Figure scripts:
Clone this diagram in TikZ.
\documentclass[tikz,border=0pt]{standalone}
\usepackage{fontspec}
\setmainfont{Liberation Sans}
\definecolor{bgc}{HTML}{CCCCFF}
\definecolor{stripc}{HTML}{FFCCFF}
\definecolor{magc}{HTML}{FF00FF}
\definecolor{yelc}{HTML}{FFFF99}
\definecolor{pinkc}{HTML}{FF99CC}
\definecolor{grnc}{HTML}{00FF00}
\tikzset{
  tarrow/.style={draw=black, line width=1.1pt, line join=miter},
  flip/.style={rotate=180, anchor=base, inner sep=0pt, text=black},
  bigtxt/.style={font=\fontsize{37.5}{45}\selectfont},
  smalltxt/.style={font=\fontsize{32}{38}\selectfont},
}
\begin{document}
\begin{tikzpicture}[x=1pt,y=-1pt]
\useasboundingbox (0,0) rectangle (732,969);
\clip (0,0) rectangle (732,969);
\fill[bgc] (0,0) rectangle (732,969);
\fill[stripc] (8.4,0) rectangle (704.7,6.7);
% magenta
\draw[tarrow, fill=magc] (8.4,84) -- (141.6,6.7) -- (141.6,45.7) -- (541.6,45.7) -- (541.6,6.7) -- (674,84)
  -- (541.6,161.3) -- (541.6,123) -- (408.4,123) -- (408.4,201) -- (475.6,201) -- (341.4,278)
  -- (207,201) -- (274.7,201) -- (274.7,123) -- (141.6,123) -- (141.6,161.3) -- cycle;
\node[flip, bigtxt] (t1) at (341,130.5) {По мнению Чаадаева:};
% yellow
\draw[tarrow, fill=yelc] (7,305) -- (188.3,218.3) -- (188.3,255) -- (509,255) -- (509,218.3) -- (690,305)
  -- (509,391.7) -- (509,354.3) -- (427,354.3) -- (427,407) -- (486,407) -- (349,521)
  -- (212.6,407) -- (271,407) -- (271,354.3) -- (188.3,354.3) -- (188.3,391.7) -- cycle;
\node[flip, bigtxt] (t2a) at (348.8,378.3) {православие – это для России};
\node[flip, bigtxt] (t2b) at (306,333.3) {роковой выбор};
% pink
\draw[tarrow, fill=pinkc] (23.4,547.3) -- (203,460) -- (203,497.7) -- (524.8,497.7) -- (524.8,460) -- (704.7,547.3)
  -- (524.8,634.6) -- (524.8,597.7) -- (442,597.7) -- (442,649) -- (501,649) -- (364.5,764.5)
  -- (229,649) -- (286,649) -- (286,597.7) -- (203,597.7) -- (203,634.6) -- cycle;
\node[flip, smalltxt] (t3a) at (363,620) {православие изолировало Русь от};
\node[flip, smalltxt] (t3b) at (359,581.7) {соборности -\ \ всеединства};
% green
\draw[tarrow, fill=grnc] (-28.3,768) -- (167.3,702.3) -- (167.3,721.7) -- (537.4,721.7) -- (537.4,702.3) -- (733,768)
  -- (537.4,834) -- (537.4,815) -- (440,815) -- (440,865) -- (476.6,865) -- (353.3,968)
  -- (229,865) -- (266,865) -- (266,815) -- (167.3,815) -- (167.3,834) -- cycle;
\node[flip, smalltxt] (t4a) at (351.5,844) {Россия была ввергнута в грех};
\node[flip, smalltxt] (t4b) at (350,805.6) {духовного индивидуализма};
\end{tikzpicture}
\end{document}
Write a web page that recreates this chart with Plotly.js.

*Aim of the task*
Exactly reproduce every line of the records.

*Complete answer*
Clone this diagram in TikZ.
\documentclass[tikz,border=0pt]{standalone}
\usepackage{fontspec}
\setmainfont{Liberation Sans}
\definecolor{bgc}{HTML}{CCCCFF}
\definecolor{stripc}{HTML}{FFCCFF}
\definecolor{magc}{HTML}{FF00FF}
\definecolor{yelc}{HTML}{FFFF99}
\definecolor{pinkc}{HTML}{FF99CC}
\definecolor{grnc}{HTML}{00FF00}
\tikzset{
  tarrow/.style={draw=black, line width=1.1pt, line join=miter},
  flip/.style={rotate=180, anchor=base, inner sep=0pt, text=black},
  bigtxt/.style={font=\fontsize{37.5}{45}\selectfont},
  smalltxt/.style={font=\fontsize{32}{38}\selectfont},
}
\begin{document}
\begin{tikzpicture}[x=1pt,y=-1pt]
\useasboundingbox (0,0) rectangle (732,969);
\clip (0,0) rectangle (732,969);
\fill[bgc] (0,0) rectangle (732,969);
\fill[stripc] (8.4,0) rectangle (704.7,6.7);
% magenta
\draw[tarrow, fill=magc] (8.4,84) -- (141.6,6.7) -- (141.6,45.7) -- (541.6,45.7) -- (541.6,6.7) -- (674,84)
  -- (541.6,161.3) -- (541.6,123) -- (408.4,123) -- (408.4,201) -- (475.6,201) -- (341.4,278)
  -- (207,201) -- (274.7,201) -- (274.7,123) -- (141.6,123) -- (141.6,161.3) -- cycle;
\node[flip, bigtxt] (t1) at (341,130.5) {По мнению Чаадаева:};
% yellow
\draw[tarrow, fill=yelc] (7,305) -- (188.3,218.3) -- (188.3,255) -- (509,255) -- (509,218.3) -- (690,305)
  -- (509,391.7) -- (509,354.3) -- (427,354.3) -- (427,407) -- (486,407) -- (349,521)
  -- (212.6,407) -- (271,407) -- (271,354.3) -- (188.3,354.3) -- (188.3,391.7) -- cycle;
\node[flip, bigtxt] (t2a) at (348.8,378.3) {православие – это для России};
\node[flip, bigtxt] (t2b) at (306,333.3) {роковой выбор};
% pink
\draw[tarrow, fill=pinkc] (23.4,547.3) -- (203,460) -- (203,497.7) -- (524.8,497.7) -- (524.8,460) -- (704.7,547.3)
  -- (524.8,634.6) -- (524.8,597.7) -- (442,597.7) -- (442,649) -- (501,649) -- (364.5,764.5)
  -- (229,649) -- (286,649) -- (286,597.7) -- (203,597.7) -- (203,634.6) -- cycle;
\node[flip, smalltxt] (t3a) at (363,620) {православие изолировало Русь от};
\node[flip, smalltxt] (t3b) at (359,581.7) {соборности -\ \ всеединства};
% green
\draw[tarrow, fill=grnc] (-28.3,768) -- (167.3,702.3) -- (167.3,721.7) -- (537.4,721.7) -- (537.4,702.3) -- (733,768)
  -- (537.4,834) -- (537.4,815) -- (440,815) -- (440,865) -- (476.6,865) -- (353.3,968)
  -- (229,865) -- (266,865) -- (266,815) -- (167.3,815) -- (167.3,834) -- cycle;
\node[flip, smalltxt] (t4a) at (351.5,844) {Россия была ввергнута в грех};
\node[flip, smalltxt] (t4b) at (350,805.6) {духовного индивидуализма};
\end{tikzpicture}
\end{document}
Write a web page that recreates this chart with Plotly.js.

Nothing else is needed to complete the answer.